By: Jacob Hornberger
Constitutional violations have become so commonplace in American life that when they occur, the reaction among many Americans is ho-hum.
There are two classic examples of this phenomenon: the declaration of war requirement and gold and silver as legal tender.
Article 1, Section 8, enumerates the powers of Congress. It states in part: “Congress shall have Power To declare war.”
Article 2, Section 2, enumerates the powers of the president. It states in part: “The President shall be Commander in Chief of the Army and Navy of the United States.”
Thus, while the president is given the power to wage war, he is not given the power to declare war. The decision on whether to go to war lies with Congress. Unless Congress declares war, the president is constitutionally prohibited from waging war.
Yet, we all know that presidents ignore this constitutional restriction with impunity. They exercise both the power to declare war and wage war. There has never been a constitutional amendment authorizing this revolutionary change in our governmental structure.

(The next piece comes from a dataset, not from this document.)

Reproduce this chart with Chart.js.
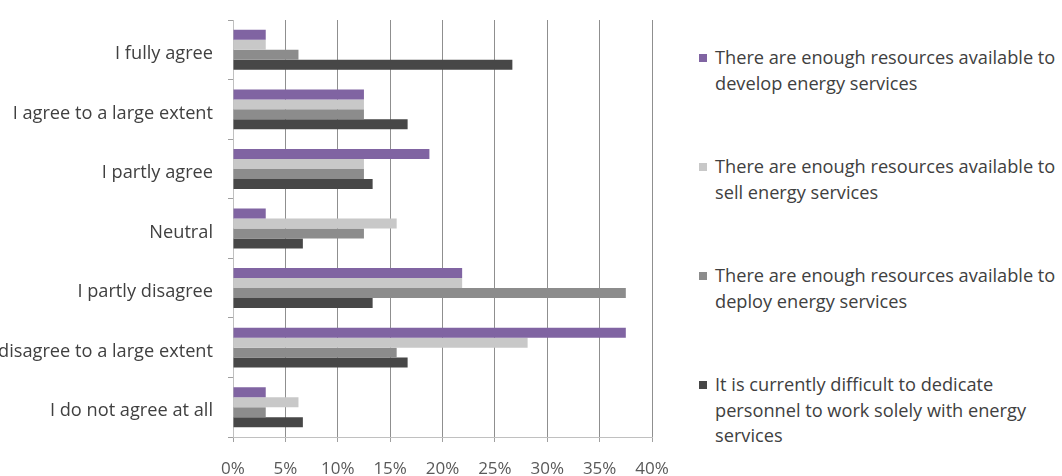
<!DOCTYPE html>
<html>
<head>
<meta charset="utf-8">
<script src="https://cdn.jsdelivr.net/npm/chart.js@4/dist/chart.umd.min.js"></script>
<style>
  html, body { margin: 0; padding: 0; background: #fff; }
  body { width: 1062px; height: 476px; position: relative; overflow: hidden; font-family: "Open Sans", sans-serif; }
  #wrap { position: absolute; left: 0; top: 0; width: 690px; height: 476px; }
  #legend { position: absolute; left: 699px; top: 45px; width: 362px; }
  .item { position: relative; padding-left: 16px; color: #404040; font-size: 18.2px; line-height: 25.5px; height: 109px; }
  .item .sw { position: absolute; left: 0; top: 9px; width: 8px; height: 8px; }
</style>
</head>
<body>
<div id="wrap"><canvas id="c"></canvas></div>
<div id="legend"></div>
<script>
const categories = ["I fully agree", "I agree to a large extent", "I partly agree", "Neutral", "I partly disagree", "I disagree to a large extent", "I do not agree at all"];
const seriesNames = [
  "There are enough resources available to develop energy services",
  "There are enough resources available to sell energy services",
  "There are enough resources available to deploy energy services",
  "It is currently difficult to dedicate personnel to work solely with energy services"
];
const developValues = [3.125, 12.5, 18.75, 3.125, 21.875, 37.5, 3.125];
const sellValues = [3.125, 12.5, 12.5, 15.625, 21.875, 28.125, 6.25];
const deployValues = [6.25, 12.5, 12.5, 12.5, 37.5, 15.625, 3.125];
const personnelValues = [26.67, 16.67, 13.33, 6.67, 13.33, 16.67, 6.67];
const xTicks = [0, 5, 10, 15, 20, 25, 30, 35, 40];
const colors = ["#8064a2", "#c8c8c8", "#8c8c8c", "#474747"];

const seriesValues = [developValues, sellValues, deployValues, personnelValues];

const legend = document.getElementById('legend');
seriesNames.forEach((n, i) => {
  const d = document.createElement('div');
  d.className = 'item';
  const s = document.createElement('span');
  s.className = 'sw';
  s.style.background = colors[i];
  d.appendChild(s);
  d.appendChild(document.createTextNode(n));
  legend.appendChild(d);
});

const canvas = document.getElementById('c');
canvas.width = 690; canvas.height = 476;
canvas.style.width = '690px'; canvas.style.height = '476px';

new Chart(canvas, {
  type: 'bar',
  data: {
    labels: categories,
    datasets: seriesNames.map((n, i) => ({
      label: n,
      data: seriesValues[i],
      backgroundColor: colors[i],
      borderWidth: 0,
      categoryPercentage: 0.67,
      barPercentage: 1.0
    }))
  },
  options: {
    indexAxis: 'y',
    responsive: false,
    animation: false,
    devicePixelRatio: 1,
    layout: { padding: { top: 20, right: 38, bottom: 0, left: 0 } },
    plugins: { legend: { display: false }, tooltip: { enabled: false } },
    scales: {
      x: {
        min: 0, max: 40,
        afterBuildTicks: (s) => { s.ticks = xTicks.map(v => ({ value: v })); },
        afterFit: (s) => { s.height = 39; },
        ticks: { callback: (v) => v + '%', color: '#595959', font: { family: 'Open Sans', size: 17 }, padding: 17, maxRotation: 0 },
        grid: { color: (ctx) => ctx.tick && ctx.tick.value === 0 ? '#c0c0c0' : '#8f8f8f', lineWidth: 1, tickLength: 5, tickColor: '#a0a0a0' },
        border: { display: true, color: '#c0c0c0', width: 1 }
      },
      y: {
        afterFit: (s) => { s.width = 233; s.paddingTop = 0; s.paddingBottom = 0; },
        ticks: { color: '#404040', font: { family: 'Open Sans', size: 18.2 }, padding: 15, labelOffset: 4 },
        grid: { drawOnChartArea: false, drawTicks: true, tickLength: 5, color: '#a0a0a0', offset: true },
        border: { display: true, color: '#c0c0c0', width: 1 }
      }
    }
  }
});
</script>
</body>
</html>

Moreover, the change has come with the full knowledge and implicit consent of Congress, which has never impeached a president for illegally abrogating Congress’s power to declare war.
Additionally, despite the oath that U.S. military personnel take to support and defend the Constitution, they all blindly obey the president’s order to wage war without the constitutionally required congressional declaration of war.
Article 1, Section 10, states in part: “No state shall make any Thing but gold and silver Coin a Tender in Payment of Debts.
It goes without saying that every state in the Union blithely ignores that constitutional provision. Rather than making gold and silver coin legal tender, they all have made paper Federal Reserve notes, which promise to pay nothing, legal tender. Many Americans, including state and federal judges, act like that constitutional provision doesn’t exist.
Article 1, Section 8, states in part: “The Congress shall have Power To coin Money, regulate the Value thereof.” There is no power given to Congress to print paper money.
Yet, here we are, living under a monetary system that is based on irredeemable paper notes issued by the federal government. Many Americans, including state and federal judges, act like all this is perfectly normal, as if these restrictions on power within the Constitution don’t matter or don’t really exist.
If public officials are empowered to ignore constitutional provisions whenever they want, then what’s the point of having a Constitution? When the Framers used the Constitution to bring the federal government into existence, their aim was to establish a limited-government republic, ones whose powers were limited to those enumerated in the document. The reason they did that was to ensure that federal officials could not destroy or abridge the freedom of the American people. The Constitution was intended as a higher law that the American people imposed on their government officials. If public officials wanted to change or expand such powers, they would be required to secure an amendment of the Constitution.
Federal officials expect us to comply with their laws. Why shouldn’t they be expected to comply with our law, the law of the Constitution?